Susan Wright, HSBC's head of financial crime external relations, compared HSBC's recruitment drive to that of JP Morgan, which recently announced plans to assign 3,000 employees to its “control staff” to work on legal and regulatory matters.

“Our [compliance] resources have increased substantially. I can't give the exact figure, but JP Morgan's number is very similar to where we will be,” Wright stated in remarks at a conference on financial crime hosted by the British Bankers' Association. “We have four business lines and heads of finance crime embedded in each one.”

Wright said the new job positions will bring HSBC's total compliance staff to more than 5,000, almost two percent of its global workforce which has decreased by over 40,000 in the past two years, according to The Times.

The move follows a record $1.9 billion settlement that HSBC reached with U.S. Justice Department for anti-money laundering and sanctions violations. The settlement included a record $1.2 billion forfeiture as part of its deferred prosecution agreement reached with the Justice Department for violations of the Bank Secrecy Act (BSA), the International Emergency Economic Powers Act (IEEPA) and the Trading with the Enemy Act (TWEA). 

As Compliance Week previously reported, the Justice Department charged HSBC Bank USA with violations of the BSA by failing to maintain an effective anti-money laundering program, and failing to conduct appropriate due diligence on its foreign correspondent account holders.  The HSBC Group violated IEEPA and TWEA by illegally conducting transactions on behalf of customers in Cuba, Iran, Libya, Sudan and Burma—all countries that were subject to sanctions enforced by the Office of Foreign Assets Control (OFAC) at the time of the transactions.

By failing to implement proper anti-money laundering controls, HSBC facilitated the laundering of at least $881 million in drug proceeds through the U.S. financial system, according to the Justice Department. 

In addition to forfeiting $1.2 billion as part of its DPA, HSBC has also agreed to pay $665 million in civil penalties, including $500 million to the Office of the Comptroller of the Currency (OCC) and $165 million to the Federal Reserve, for its AML program violations. The OCC penalty also satisfies a $500 million civil penalty of the Financial Crimes Enforcement Network. The bank's $375 million settlement agreement with OFAC is satisfied by the forfeiture to the Department of Justice.

More Restructuring

In December 2012, HSBC appointed Robert Werner as head of group financial crime compliance, and group money-laundering reporting officer in an attempt to fix its weak anti-money laundering controls.
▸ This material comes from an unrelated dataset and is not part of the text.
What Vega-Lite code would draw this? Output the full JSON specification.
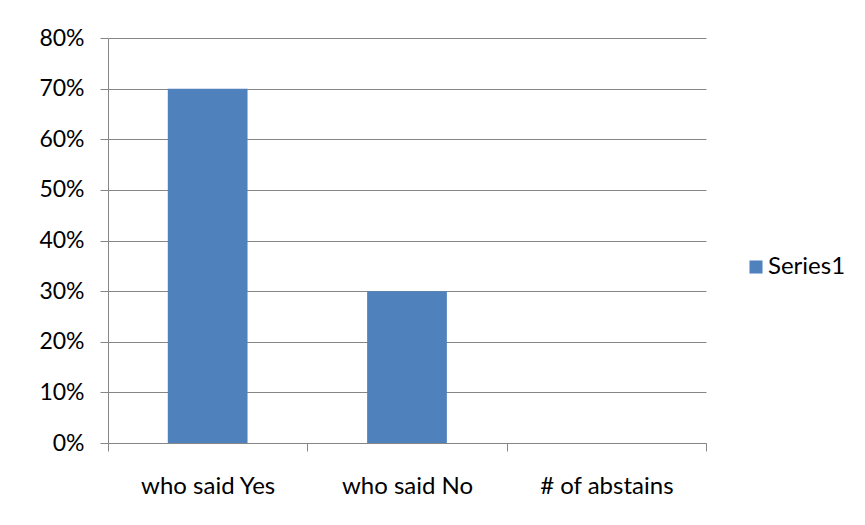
{
  "$schema": "https://vega.github.io/schema/vega-lite/v6.json",
  "autosize": {"type": "none"},
  "width": 598,
  "height": 405,
  "padding": {"left": 108, "top": 38, "right": 159, "bottom": 82},
  "background": "white",
  "config": {
    "view": {"stroke": null},
    "font": "Lato",
    "axis": {"labelFont": "Lato", "labelColor": "#000000", "labelFontSize": 23, "titleFont": "Lato"},
    "legend": {"labelFont": "Lato", "labelFontSize": 23, "labelColor": "#000000"}
  },
  "data": {
    "values": [
      {"category": "who said Yes", "value": 0.70, "series": "Series1"},
      {"category": "who said No", "value": 0.30, "series": "Series1"},
      {"category": "# of abstains", "value": 0.0, "series": "Series1"}
    ]
  },
  "mark": {"type": "bar", "width": {"band": 0.4}},
  "encoding": {
    "x": {
      "field": "category",
      "type": "nominal",
      "sort": null,
      "scale": {"paddingInner": 0, "paddingOuter": 0},
      "axis": {
        "title": null,
        "labelAngle": 0,
        "labelFontSize": 24,
        "tickBand": "extent",
        "tickSize": 8,
        "tickColor": "#868686",
        "domainColor": "#868686",
        "labelPadding": 23,
        "grid": false
      }
    },
    "y": {
      "field": "value",
      "type": "quantitative",
      "scale": {"domain": [0, 0.8], "nice": false},
      "axis": {
        "title": null,
        "values": [0, 0.1, 0.2, 0.3, 0.4, 0.5, 0.6, 0.7, 0.8],
        "format": ".0%",
        "tickSize": 8,
        "tickColor": "#868686",
        "domainColor": "#868686",
        "gridColor": "#868686",
        "grid": true,
        "labelPadding": 16
      }
    },
    "color": {
      "field": "series",
      "type": "nominal",
      "scale": {"range": ["#4F81BD"]},
      "legend": {
        "title": null,
        "orient": "none",
        "legendX": 636,
        "legendY": 217,
        "symbolType": "square",
        "symbolSize": 170,
        "symbolStrokeWidth": 0,
        "labelFontSize": 24,
        "labelOffset": 0,
        "padding": 0
      }
    }
  }
}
HSBC said the newly-created role follows a compliance restructure, which separates financial crime compliance from other areas of compliance. Werner is responsible for developing HSBC's global strategy, standards, systems and policies in areas such as anti-money laundering, counter-terrorist financing, proliferation funding, anti-bribery and sanctions. He also has global responsibility for their implementation and operations.

Werner also oversees global financial crime compliance assurance by working with regional and local assurance teams to ensure consistent and effective application of, and adherence to, global financial crime standards, policies and procedures across the group. He works with Security & Fraud Risk to establish a Global Financial Intelligence Unit to work with the business financial intelligence units, creating the capacity to conduct sensitive in-house investigations into potential regulatory breaches.